Why I....didn't tell Daisy about Myrtle and Tom.

     I thought about it for a long time. Should I tell her or should I let it slide? What would her reaction be like? Would she be angry if I tell her or would she be angry if I kept it from her to spare her feelings? That was my thought process for months. I didn't want to be the one to tell Daisy about the relationship between Tom and Myrtle. Daisy probably figured it out on her own. I knew she knew about the phone calls twenty four seven and Tom driving to the city all the time to visit Myrtle. He would be gone for days sometimes. Daisy had to have known. I didn't want to be the one to break it to her and have her and Tom's relationship get ruined. That was not something I really wanted to have to deal with. The fact was also running through my mind that Daisy would probably question me if she knew I kept that secret from her for so long and didn't tell her. Either way, if I told her or didn't tell her I still would have felt guilty. If I told her, Tom and her would no longer be a married couple and I would have to deal with a sad Daisy for weeks, months maybe even years. I would also have been the one to have ruined their relationship because I tattle tailed on Tom. If I didn't tell her though, Tom would continue these shenanigans of his for however long it may last. Maybe if I let it run a little longer, the truth will eventually come out. 

What I was feeling....when Gatsby told me the story about him and Daisy.

    It all started five years ago. I was out golfing when I looked and saw Daisy sitting in the car with a man. A man with the name of Jay Gatsby. I have never seen Daisy in a happier state. Gatsby then went on to fight in war, while Daisy waited and waited for him. Gatsby wasn’t able to come back till much later, which broke Daisy's heart. Time flew by and then Tom came into town and swept Daisy off of her feet. They were married and that was the end of the story. Gatsby still doesn't believe that is the end though.
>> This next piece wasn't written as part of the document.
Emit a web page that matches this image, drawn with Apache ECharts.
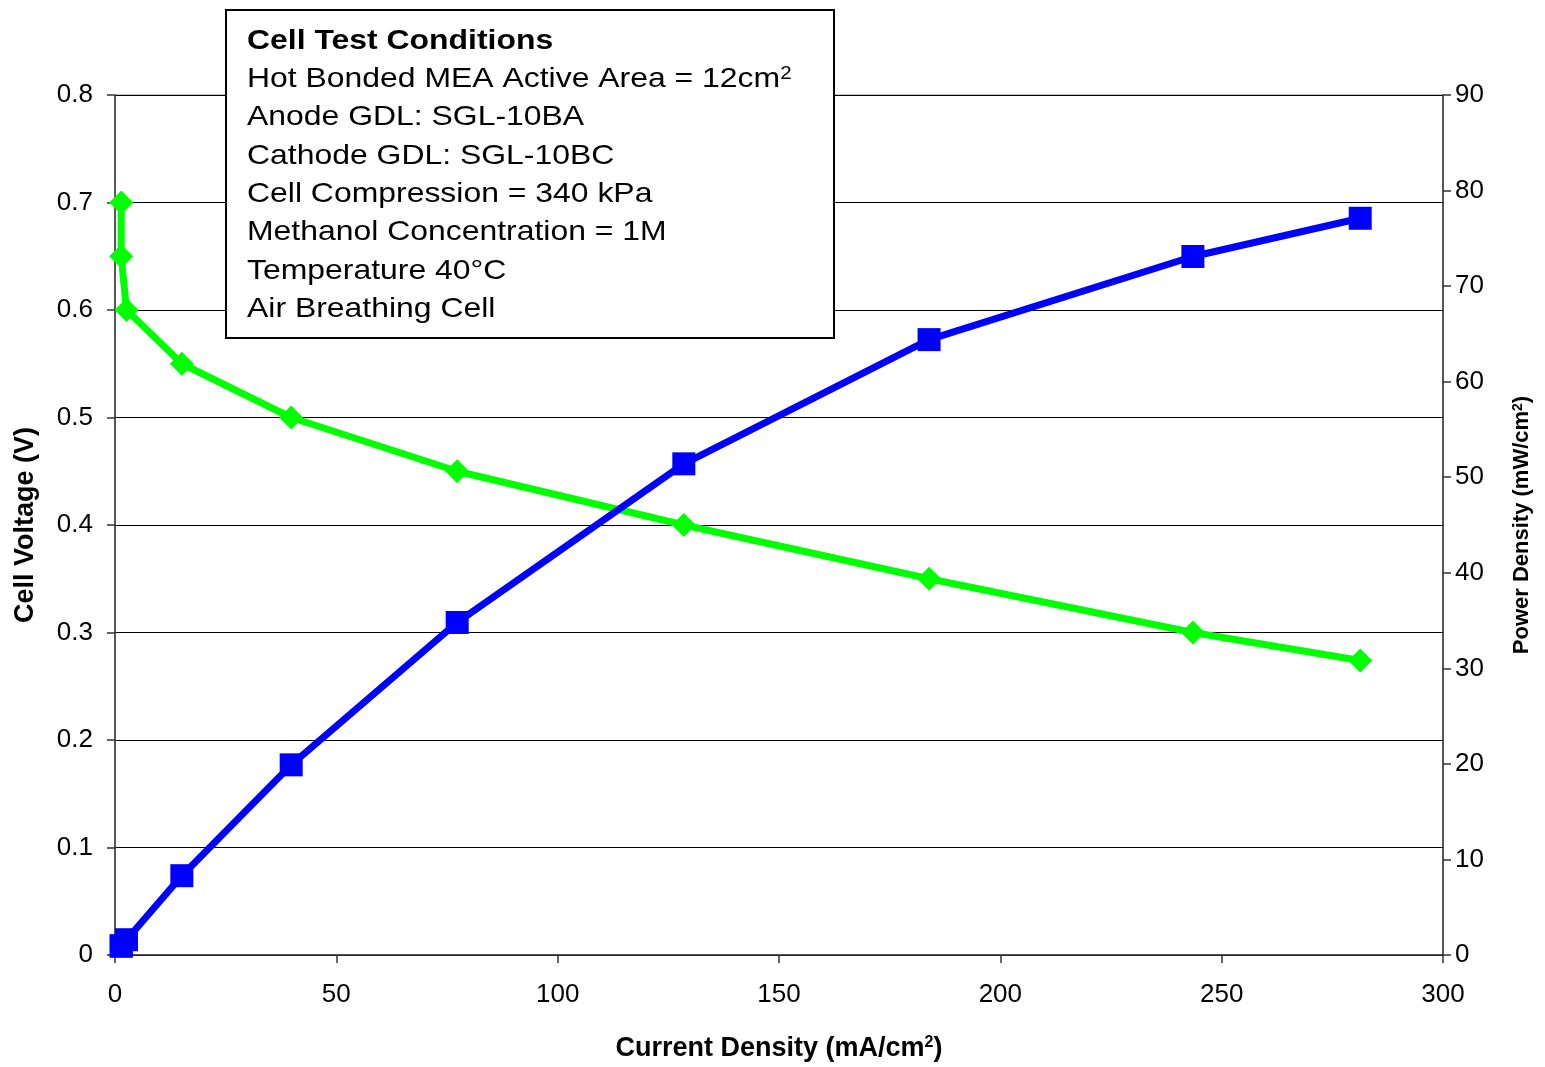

    Little did I know that what happened in the past still affects Gatsby today. The story of how it all went down surprised me. I was feeling sad and emotional when he told it to me. Gatsby was heartbroken when he found out Daisy went on the marry another man. None of the bad things would be happening in the Buchanan household if Gatsby was the one truly for Daisy. Heck Daisy wouldn't even be married to Tom or have the last name of Buchanan. It makes me happy that he is trying to still fight for her. Tom doesn’t treat her all that well and their relationship is falling at the seams. On the other hand, this story of Gatsby's was inspiring. His love and passion for Daisy is extraordinary. It gave me hope for them and my heart brightened up when he said he wanted Nick to invite Daisy over for tea so he could see her once again. 

What I was thinking....when Gatsby called me to talk to him alone.

     Standing there next to Nick, Jay Gatsby called me over to talk to him. Alone. I didn't see anyone else at the party Jay Gatsby was asking to talk to. Looking at Nick, I was confused as to why he wanted to talk to me. I walked away slowly and started to get anxious. I haven't seen the man in five years. I am still shocked at the fact that he remembers my name. Walking towards him and looking into his eyes I started to get nervous. I had so many questions building up inside of me. The last time I had seen him, he was in love with Daisy. Is he still in love with her? Is that why he is asking for me or is it something else? All i remembered what that he was in love with my best friend and she was deeply in love with him. Maybe he wants to talk to me about my golf career. Is he calling me in to ask about her and Tom's relationship? Does he know something about me that I don't know? I just wanted to know what this is all about! As I walked into a dark room, the door closed behind me and it was just me and Gatsby. He turns around and looks at me, he had bright blue eyes that lit up the room. The way he looked at me was not the way he looked at Daisy. I knew at that moment that what he was about to say had nothing to with me. It had everything to do with Daisy.